When Aggi Frank and Max Granger finally admitted their feelings for each other last December, it felt like love was beautiful and endless… until it wasn’t.

A fatal car accident involving their older siblings throws their lives into sudden chaos. And with a restraining order now in place between the two bitter households, Aggi and Max’s love runs cold. Being together again seems like a distant fantasy, even though they share the same driveway.

Still, Plum Lake is a small town, and staying apart can’t last forever. Aggi and Max eventually reunite at a lake-house party hosted by a mutual friend and break the ice after a year of silence. But just as they begin to rebuild their relationship, the unthinkable happens when Aggi’s little sister, Grace, flees from home after their father spirals into a fit of rage. With a support system of friends close by, Aggi and Max must confront each other and their families in the hopes of mending all the broken pieces.

After living next door to each other for nearly their entire lives and just after they finally revealed their feelings for one another, Max and Aggi’s siblings die in an accident. Now their fathers are at a lawsuit war with one another, and have forbade their kids to see each other. So for a year, Max and Aggi are just neighbors who ignore each other, but the feelings never go away.

One night, all the kids who live on the lake are invited to a party, including Max and Aggi.
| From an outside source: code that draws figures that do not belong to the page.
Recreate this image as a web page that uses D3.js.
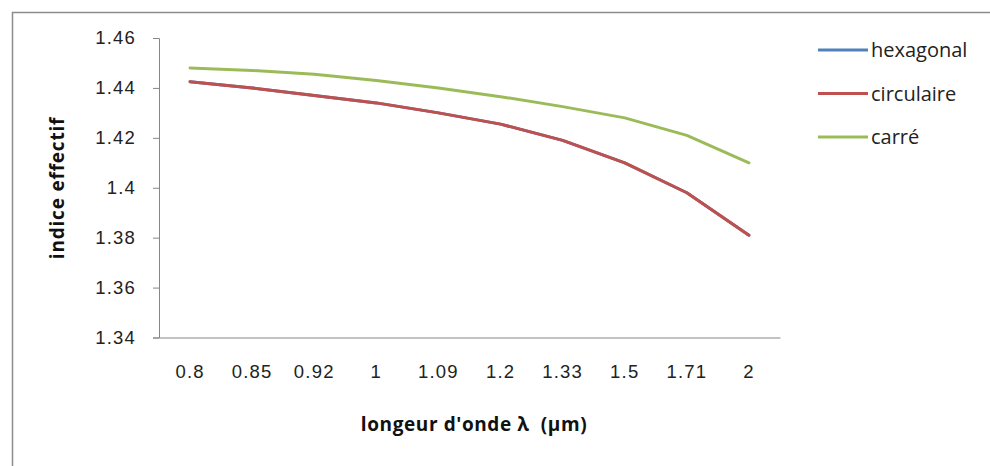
<!DOCTYPE html>
<html>
<head>
<meta charset="utf-8">
<script src="https://cdn.jsdelivr.net/npm/d3@7"></script>
<style>
  html, body { margin: 0; padding: 0; background: #fff; }
  svg { display: block; }
</style>
</head>
<body>
<svg id="chart" width="990" height="466"></svg>
<script>
// Wavelengths (µm) shown as category labels
const categories = ["0.8", "0.85", "0.92", "1", "1.09", "1.2", "1.33", "1.5", "1.71", "2"];
// Effective index per fibre geometry
const hexagonal  = [1.4425, 1.440, 1.437, 1.434, 1.430, 1.4255, 1.419, 1.410, 1.398, 1.381];
const circulaire = [1.4425, 1.440, 1.437, 1.434, 1.430, 1.4255, 1.419, 1.410, 1.398, 1.381];
const carre      = [1.448, 1.447, 1.4455, 1.443, 1.440, 1.4365, 1.4325, 1.428, 1.421, 1.410];
const seriesNames = ["hexagonal", "circulaire", "carré"];
const yTicks = [1.34, 1.36, 1.38, 1.40, 1.42, 1.44, 1.46];

const series = [
  { name: seriesNames[0], values: hexagonal,  color: "#4F81BD" },
  { name: seriesNames[1], values: circulaire, color: "#C0504D" },
  { name: seriesNames[2], values: carre,      color: "#9BBB59" }
];

const svg = d3.select("#chart");
const plot = { left: 159, right: 780, top: 38, bottom: 337.5 };

// outer chart frame
svg.append("path")
  .attr("d", "M12.5,466 L12.5,12.5 L990,12.5")
  .attr("fill", "none")
  .attr("stroke", "#8c8c8c")
  .attr("stroke-width", 1.5);

const x = d3.scaleBand().domain(categories).range([plot.left, plot.right]);
const y = d3.scaleLinear().domain([1.34, 1.46]).range([plot.bottom, plot.top]);

const tickFont = sel => sel
  .attr("font-family", "Liberation Sans, Arial, sans-serif")
  .attr("font-size", 18.5)
  .attr("letter-spacing", "1.2px")
  .attr("fill", "#222");

// y axis
const yAxis = svg.append("g")
  .attr("transform", `translate(${plot.left},0)`)
  .call(d3.axisLeft(y).tickValues(yTicks).tickSize(6).tickPadding(17)
    .tickFormat(d => d3.format("")(+d.toFixed(2))));
yAxis.select(".domain").attr("stroke", "#868686");
yAxis.selectAll(".tick line").attr("stroke", "#868686");
yAxis.selectAll(".tick text").call(tickFont);

// x axis (no tick marks)
const xAxis = svg.append("g")
  .attr("transform", `translate(0,${plot.bottom})`)
  .call(d3.axisBottom(x).tickSize(0).tickPadding(27).tickSizeOuter(0));
xAxis.select(".domain").attr("stroke", "#868686");
xAxis.selectAll(".tick text").call(tickFont);

// series lines
const line = d3.line()
  .x((d, i) => x(categories[i]) + x.bandwidth() / 2)
  .y(d => y(d));

svg.append("g").selectAll("path")
  .data(series)
  .join("path")
  .attr("d", d => line(d.values))
  .attr("fill", "none")
  .attr("stroke", d => d.color)
  .attr("stroke-width", 3)
  .attr("stroke-linejoin", "round")
  .attr("stroke-linecap", "round");

// axis titles
svg.append("text")
  .attr("transform", "translate(64,188) rotate(-90)")
  .attr("text-anchor", "middle")
  .attr("font-family", "Open Sans, Noto Sans, sans-serif")
  .attr("font-weight", "bold")
  .attr("font-size", 19)
  .attr("letter-spacing", "0.8px")
  .attr("fill", "#111")
  .text("indice effectif");

svg.append("text")
  .attr("x", 474).attr("y", 431)
  .attr("text-anchor", "middle")
  .attr("font-family", "Open Sans, Noto Sans, sans-serif")
  .attr("font-weight", "bold")
  .attr("font-size", 19)
  .attr("letter-spacing", "0.6px")
  .style("white-space", "pre")
  .attr("fill", "#111")
  .text("longeur d'onde \u03BB  (\u00B5m)");

// legend
const legend = svg.append("g").attr("transform", "translate(818,50)");
const item = legend.selectAll("g")
  .data(series)
  .join("g")
  .attr("transform", (d, i) => `translate(0,${i * 43.5})`);
item.append("line")
  .attr("x1", 0).attr("x2", 50)
  .attr("stroke", d => d.color)
  .attr("stroke-width", 3);
item.append("text")
  .attr("x", 53).attr("dy", "0.35em")
  .attr("font-family", "Open Sans, Noto Sans, sans-serif")
  .attr("font-size", 20)
  .attr("fill", "#222")
  .text(d => d.name);
</script>
</body>
</html>
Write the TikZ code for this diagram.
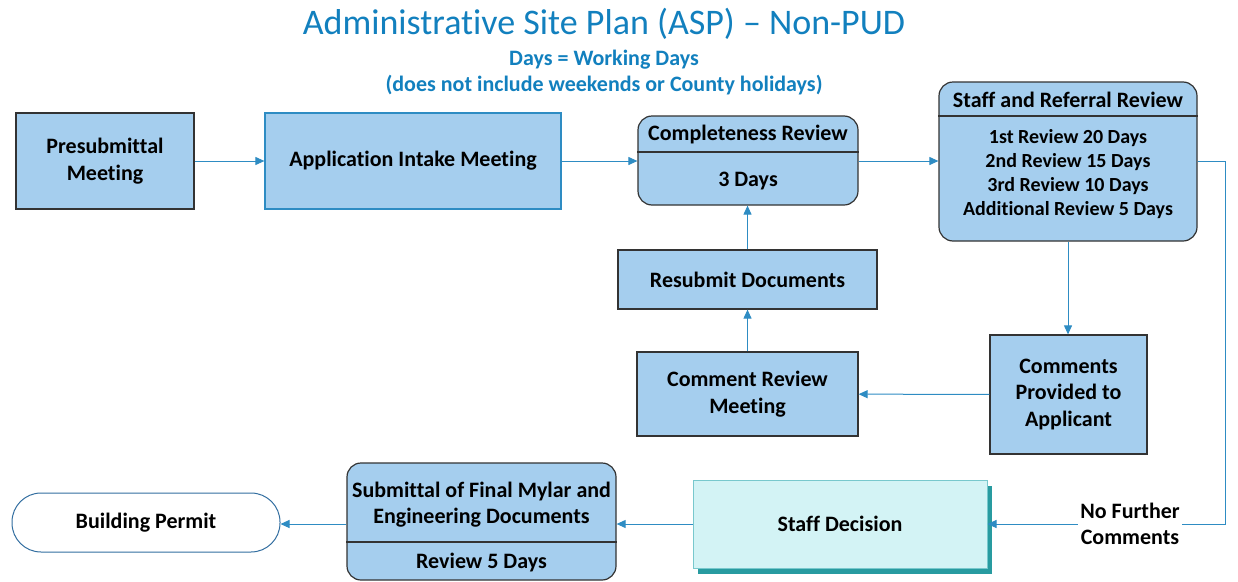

Their best friends, Henry and Ume, decide its finally time for the two to talk and try to get the two together during the night. But when Aggi’s little sister disappears in the lake, Max risks the freezing cold water to save her and eventually force a dialogue between him and Aggi. It’s short, but it’s a start. Soon after the two are talking and realizing that their feelings have never gone away and what’s more, they don’t want to be without each other again.

Now, my favorite characters were not Max and Aggi. While I liked them and felt their internal struggle on how they felt they could’ve prevented the accident their siblings were in, I found that I liked their best friends a little more. Henry and Ume were the entertainment in a melancholy tale – Henry with his outlook on life and how he believes in the power of love, and Ume with her bluntness. They were the perfect pair to compliment their best friends and help them through their troubles of the past year.

Throughout the story I really felt for Aggi. Her family was literally falling apart after her sister’s death – her mom began to neglect the daughters she still had, her father drank more and yelled over little things, her little sister was sent to live with their mom’s friend, and on top of that, they were in danger of losing their home. There wasn’t much shown of Max’s family, though he thought his father was wrong to start the first lawsuit in the first place, but he did understand his father’s anger. Max was angry too, but more at himself than anyone else.

What I liked about this book was how it showed that people manage their grief in different ways. They process it differently, and some are able to get past it more than others. Or someone else’s grief can prolong another’s. There were sad moments, sweet moments, and just all-around moments in this book that hit me in the feels. That’s probably why I read it in one sitting. I do feel there was something missing, but maybe that’s just because I wanted more from these characters and their story. It’s definitely a book I’d recommend.